Le disque se poursuit avec un superbe « Autumn Leaves » dans la même veine sombre que le titre d’ouverture, la mélodie, familière aux francophones (interprétée entre autres par Gainsbourg, Brel, Juliette Gréco), envoûte et plonge à nouveau l’auditeur dans les méandres des amours perdus.
La deuxième partie continue sur le même modèle et ne souffre d’aucune longueur, chose que j’avais à reprocher à Together through life (2009) et à son non moins excellent précédent album Tempest. (2012). Sans doute dû au fait d’un enregistrement live et sans overdubs (ajouts d’instruments supplémentaires sur les prises live), tout ici s’enchaîne comme un tour de chant dans un cabaret.

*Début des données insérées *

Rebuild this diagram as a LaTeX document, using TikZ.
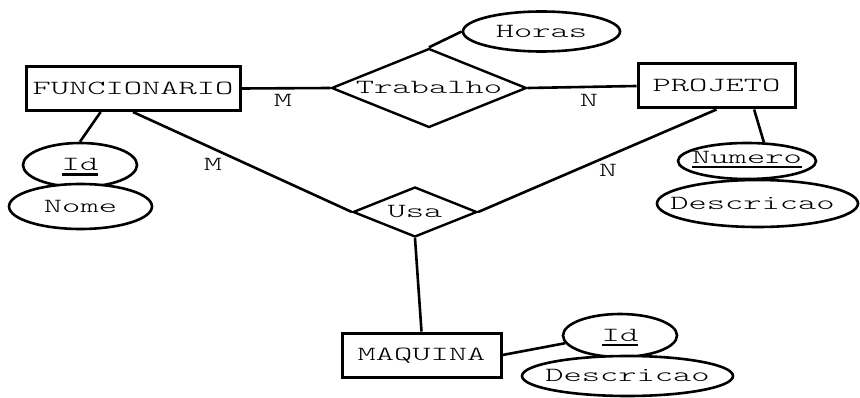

Suivent « Why try to change me now » puis, « Some enchanted Evening » deux airs agréables, doux-amers qu’on pourrait entendre sans même les remarquer au beau milieu d’une scène romantique chez Woody Allen. « Full Moon and empty Arms », titre dévoilé quelques semaines avant la sortie de l’album est la version qui se rapproche peut-être le plus de l’originale chantée par Sinatra. L’arrangement symphonique et luxuriant de la légende du rat pack est ici simplement réadapté par Dylan et ses cinq musiciens pour une performance vocale encore très inspirée. Bob chante incroyablement bien sur ce disque. A ceux qui goûtent modérément à la relecture de ces classiques surannés et à cette ambiance de salon, ou pour les fans qui attendaient un disque de compositions originales, il restera au moins cette consolation.
Pour moi qui n’attends jamais rien d’autre de Bob Dylan que ce qu’il a choisi d’offrir, je ne me trouve que rarement déçu. Vous l’aurez compris, je me suis laissé séduire avec plaisir par ces ombres de la nuit et ne peux que chaleureusement vous en conseiller l’écoute.